Education Analysis | Indore District
MPBSE 2026: Decline in Pass Rates, Rising Participation
Stats indicate uneven academic support across schools in Indore district, stretching the system at both ends.
By Tina Khatri
Indore | April 16, 2026
Indore district’s 2026 MPBSE results show a clear but uneven shift in school education outcomes. On the positive side, more students are entering the examination system. However, performance is declining as both class 12 and class 10 results weakened.
The gap between rising participation and falling success rates suggests that expansion in access is not yet being supported by equivalent academic preparedness.
Student registrations in Indore increased by nearly 8% in class 12, rising from 33,548 in 2025 to 36,313 in 2026. This reflects a wider reach of formal schooling and improved retention at the secondary level.
However, this growth has not strengthened results. The overall pass percentage declined from 74.30% to 69.93%, while failures rose from 8,495 to 10,876 students. The trend indicates that while more students are being brought into the system, learning outcomes are not improving at the same rate.
This widening divergence between enrolment and success points to pressure points within the system, including possible gaps in classroom learning, exam preparedness, or uneven academic support across schools.
At the same time, first division results increased from 17,042 to 19,142. This creates a more polarised structure of achievement: stronger performance among high achievers, but weaker outcomes across the broader student base. In effect, the system appears to be stretching at both ends rather than improving uniformly.
Growing Enrollment
Class 10 shows deeper foundational pressure
The same downward trend is visible in Class 10 results, indicating that the issue is not limited to higher secondary education but extends to the foundational stage of schooling.
The overall pass percentage dropped sharply from 77.83% to 67.56%, a decline of over 10 percentage points.
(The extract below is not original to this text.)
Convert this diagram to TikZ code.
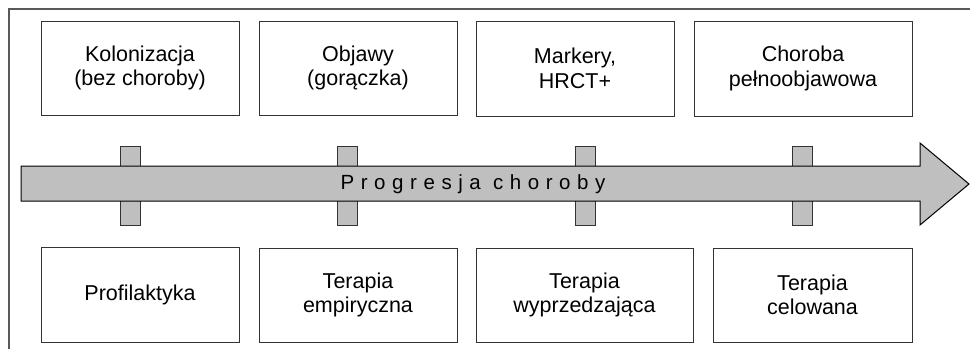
\documentclass[tikz,border=0pt]{standalone}
\usepackage{fontspec}
\setmainfont{Liberation Sans}
\newfontfamily\progfont[LetterSpace=32]{Liberation Sans}
\begin{document}
\begin{tikzpicture}[x=1pt,y=-1pt,
  infobox/.style={draw=black!80, line width=1pt, fill=white, inner sep=0pt, align=center,
    font=\fontsize{21.5}{24.5}\selectfont},
  barpost/.style={draw=black!80, line width=1pt, fill=black!25, inner sep=0pt,
    minimum width=20pt, minimum height=79pt},
  framestyle/.style={draw=black!65, line width=1.2pt},
  arrowbody/.style={draw=black, line width=1pt, fill=black!25}
]
\useasboundingbox (0,0) rectangle (970,349);
% frame
\draw[framestyle] (9,349) -- (9,9) -- (970,9);
% posts behind the arrow
\node[barpost] (p1) at (130.5,185.5) {};
\node[barpost] (p2) at (347,185.5) {};
\node[barpost] (p3) at (585.3,185.5) {};
\node[barpost] (p4) at (802.7,185.5) {};
% arrow
\draw[arrowbody] (21,166) -- (920,166) -- (920,143) -- (969,184) -- (920,225) -- (920,201) -- (21,201) -- cycle;
\node[font=\progfont\fontsize{20.5}{23}\selectfont, inner sep=0pt, anchor=base] (prog) at (473,189.5) {Progresja choroby};
% top boxes
\node[infobox, minimum width=198pt, minimum height=94pt] (t1) at (140,68) {Kolonizacja\\(bez choroby)};
\node[infobox, minimum width=198pt, minimum height=94pt] (t2) at (358,68) {Objawy\\(gorączka)};
\node[infobox, minimum width=198pt, minimum height=95pt] (t3) at (575,68.5) {Markery,\\HRCT+};
\node[infobox, minimum width=218pt, minimum height=95pt] (t4) at (803,68.5) {Choroba\\pełnoobjawowa};
% bottom boxes
\node[infobox, minimum width=198pt, minimum height=95pt] (b1) at (140,294.5) {Profilaktyka};
\node[infobox, minimum width=198pt, minimum height=94pt] (b2) at (358,295) {Terapia\\empiryczna};
\node[infobox, minimum width=217pt, minimum height=94pt] (b3) at (584.5,295) {Terapia\\wyprzedzająca};
\node[infobox, minimum width=199pt, minimum height=94pt] (b4) at (812.5,295) {Terapia\\celowana};
\end{tikzpicture}
\end{document}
Such a fall at the Class 10 level is significant, as it often shapes student pathways into higher secondary streams.
Girls’ performance declined from 81.87% to 73.54%, while boys fell more steeply from 73.85% to 61.89%. This widened the gender gap from 8.02% to 11.65%, suggesting that boys are more vulnerable to academic stress or learning gaps at the foundational level.
The consistency of decline across both Class 10 and Class 12 indicates that the challenge is systemic rather than stage-specific, pointing to deeper issues in teaching effectiveness, learning continuity, and student preparedness across the school pipeline.
MPBSE class 12 stream-wise results show structural imbalance
A closer look at subject-wise performance highlights increasing inequality between specialised and mainstream streams.
Agriculture recorded a strong improvement, rising from 76.35% to 92.28%, while Fine Arts achieved a perfect 100% pass rate, up from 85.71% last year. These gains suggest that smaller, skill-oriented streams with more focused curricula may be enabling better performance outcomes.
In contrast, mainstream academic streams show consistent decline: Science fell from 78.27% to 71.97%, Commerce from 78.38% to 69.11%, Humanities from 68.69% to 62.74%, and Home Science from 85.71% to 73.68%.
The decline in Science and Commerce is particularly significant because these streams account for a large share of students and are closely linked to competitive higher education pathways. Their weakening performance has a disproportionate effect on the district’s overall pass rate and signals possible stress in core academic instruction.
Gender performance: stable gap, shared decline
Girls continued to outperform boys across both years, but the direction of change is similar for both groups, indicating a system-wide decline rather than a gender-specific issue.
Girls’ pass percentage fell from 78.16% to 73.69% in class 12, while boys declined from 70.80% to 66.22% in the same. The relatively steady gap suggests that gender-based performance differences remain structurally unchanged, even as overall outcomes weaken.
From an analytical perspective, the parallel decline suggests that the factors driving lower performance are broad-based rather than confined to one segment of students.